Friday, November 13, 2009

Bugatti 16C Galibier Concept makes its public debut in Los Angeles

The noble concept 16C Galibier was unveiled last September at Bugatti’s headquarters in Molsheim; but has now been officially shown to customers and critics at the prestigious Ace Gallery in Beverly Hills. Alasdair Stewart, Bugatti’s Director of Sales, Marketing and After Sales, announced that the 16C Galibier is just one of few concepts that is being considered for the future.

Not many cars can be compared to the 16C Galibier, which is designed to be the most exclusive, powerful and noble car in world. The new four-door concept vehicle is shaped to be both sporty and elegant. It features handmade carbon fiber parts colored in dark blue, combined with polished aluminum wings and doors. Powering the Type 35 inspired, torpedo-like Galibier is a 16-cylinder, 8-liter engine with two-stage supercharging, which can work on ethanol optionally.

For agile handling, the car is equipped with specially developed ceramic brakes, four-wheel drive and new suspension design. Matching its external appearance, the car’s interior design gives the impression of extremely natural vision and innovative highlights. One of its exclusive features is the Parmigiani’s removable tourbillion clock, which can be worn on the wrist as well due to its cleverly designed leather strap.

Press release:

“What was revealed at the climax of Bugatti’s centenary celebrations in September at its headquarters in Molsheim, was today presented to customers and opinion-makers in Los Angeles: the Bugatti 16C Galibier concept - designed as the most exclusive, elegant, and powerful four-door automobile in the world. At the prestigious Ace Gallery in Beverly Hills, Bugatti’s Director of Sales, Marketing and After Sales, Alasdair Stewart, emphasised that the Galibier is just one of several concept studies that the company is considering for the future of the Bugatti marque.

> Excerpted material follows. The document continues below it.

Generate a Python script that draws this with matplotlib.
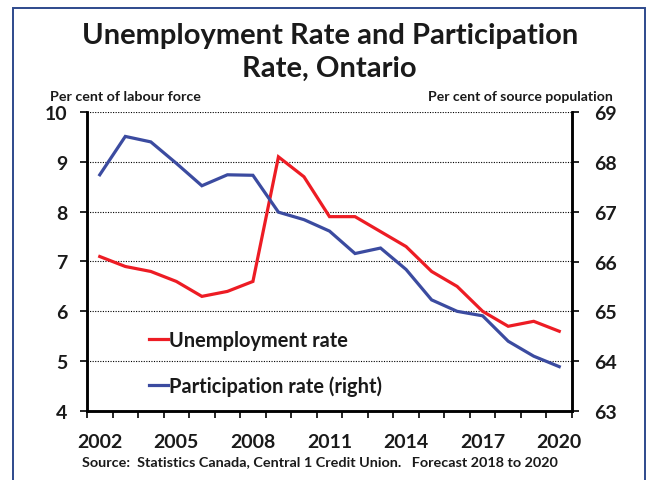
import matplotlib
matplotlib.use("Agg")
import matplotlib.pyplot as plt
from matplotlib.patches import Rectangle
import numpy as np

plt.rcParams['font.family'] = ['Lato', 'DejaVu Sans']
plt.rcParams['font.weight'] = 'bold'

years = list(range(2002, 2021))
unemployment = [7.1, 6.9, 6.8, 6.6, 6.3, 6.4, 6.6, 9.1, 8.7, 7.9, 7.9, 7.6,
                7.3, 6.8, 6.5, 6.0, 5.7, 5.8, 5.6]
participation = [67.74, 68.51, 68.40, 67.97, 67.52, 67.74, 67.73, 66.99, 66.84,
                 66.61, 66.16, 66.27, 65.84, 65.23, 65.00, 64.91, 64.40, 64.10, 63.89]
year_labels = [2002, 2005, 2008, 2011, 2014, 2017, 2020]

RED = '#ED1C24'
BLUE = '#3B4BA0'
INK = '#1a1a1a'
W, H = 647, 481

fig = plt.figure(figsize=(W / 100, H / 100), dpi=100)
fig.patch.set_facecolor('white')

# outer frame
fig.patches.append(Rectangle((13 / W, -0.05), (645 - 13) / W, (481 - 9) / H + 0.05,
                             transform=fig.transFigure, fill=False,
                             edgecolor='#2E4A8C', linewidth=1.4))

ax = fig.add_axes([87 / W, (H - 412) / H, (572 - 87) / W, (412 - 113) / H])
ax2 = ax.twinx()

ax.set_xlim(2001.5, 2020.5)
ax.set_ylim(4, 10)
ax2.set_ylim(63, 69)

ln1, = ax.plot(years, unemployment, color=RED, lw=2.3, solid_joinstyle='miter')
ln2, = ax2.plot(years, participation, color=BLUE, lw=2.3, solid_joinstyle='miter')

# grid
ax.set_yticks(range(4, 11))
ax.yaxis.grid(True, linestyle=(0, (1, 1.3)), color='black', lw=0.8)
ax.set_axisbelow(True)
ax2.set_yticks(range(63, 70))

for a in (ax, ax2):
    a.spines['top'].set_visible(False)
    for s in ('left', 'right', 'bottom'):
        a.spines[s].set_linewidth(1.8)
        a.spines[s].set_color('black')

ax.set_xticks(year_labels)
ax.set_xticks(np.arange(2001.5, 2021.0, 1.0), minor=True)
ax.tick_params(axis='x', which='major', length=0, pad=16, labelsize=14)
ax.tick_params(axis='x', which='minor', length=5, width=1.2, direction='out')
ax.tick_params(axis='y', length=5, width=1.2, direction='out', pad=9, labelsize=14)
ax2.tick_params(axis='y', length=5, width=1.2, direction='out', pad=11, labelsize=14)
for lab in ax.get_xticklabels() + ax.get_yticklabels() + ax2.get_yticklabels():
    lab.set_fontweight('bold')
    lab.set_color(INK)

# titles and axis captions
fig.text(330 / W, 1 - 44 / H, 'Unemployment Rate and Participation', ha='center', va='baseline',
         fontsize=21, fontweight='bold', color=INK)
fig.text(329 / W, 1 - 77 / H, 'Rate, Ontario', ha='center', va='baseline',
         fontsize=21, fontweight='bold', color=INK)
fig.text(50 / W, 1 - 101 / H, 'Per cent of labour force', ha='left', va='baseline',
         fontsize=10.3, fontweight='bold', color=INK)
fig.text(613 / W, 1 - 101 / H, 'Per cent of source population', ha='right', va='baseline',
         fontsize=10.1, fontweight='bold', color=INK)
fig.text(82 / W, 1 - 462 / H, 'Source:  Statistics Canada, Central 1 Credit Union.   Forecast 2018 to 2020',
         ha='left', va='center', fontsize=10.4, fontweight='bold', color=INK)

leg = ax.legend([ln1, ln2], ['Unemployment rate', 'Participation rate (right)'],
                loc='upper left', bbox_to_anchor=(141 / W, 1 - 323 / H),
                bbox_transform=fig.transFigure, frameon=False,
                handlelength=0.95, handletextpad=0.05, labelspacing=1.25,
                prop={'weight': 'bold', 'size': 14.4}, borderaxespad=0)
for t in leg.get_texts():
    t.set_color(INK)

fig.savefig('out.png', dpi=100, facecolor='white')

Arte - Forme - Technique: those are the brand values by which Ettore Bugatti and his son Jean oriented themselves in order to develop even more powerful engines and even more noble body designs for each new model, which were unequalled in quality, handling, speed and elegance. In the process, they experimente again and again with new materials; thus was Bugatti one of the first manufacturers to use aluminium parts for bodies, engine blocks and wheels. Arte - Forme - Technique are also the brand values by which the design and engineering team at Bugatti Automobiles S.A.S. oriented themselves in the development of the Galibier. With this new four-door concept car, Bugatti assumes once again a leading role in the use of new material combinations. For example, the body is constructed of handmade carbon fibre parts coloured dark blue so that, when illuminated, the
woven structure strikingly shimmers through. Carbon fibre not only possesses exceptionally great
rigidity but is also especially light. The wings and doors are made out of polished aluminium. The Galibier’s design masters the challenge of uniting sportiness with the comfort and elegance of a
modern four-door saloon. The basic architecture picks up on the torpedo-like character of the Type 35, which was already revived in the Veyron, and reinterprets it. With the typical Bugatti radiator grille, unusual, round LED headlights and the clamshell running the length of the vehicle, which became
synonymous with the brand identity under Jean Bugatti in the Type 57, this car transports the Bugatti genes into the modern world.

Beneath the bonnet, which folds back from both sides, resides a 16-cylinder, 8-litre engine with two-stage supercharging. What makes this engine so special is that it was developed as a flex-fuel engine and can optionally be run on ethanol. Four-wheel drive, specially developed ceramic brakes and a new suspension design enable the agile, always-sure handling of a saloon of this size.

The interior reflects the elemental design of the exterior. The dashboard has been reduced to the essential; two centrally located main instruments keep even the rear passengers constantly informed of the current speed and previous performance. Parmigiani, the Swiss maker of fine watches, created a removable tourbillion clock for the Galibier, which may be worn on the wrist thanks to a cleverly designed leather strap. “Galibier” is not just the name of one of the most difficult alpine passes along the Tour de France but, in its time, was a version of the four-door Type 57, unequalled in sportiness and elegance.”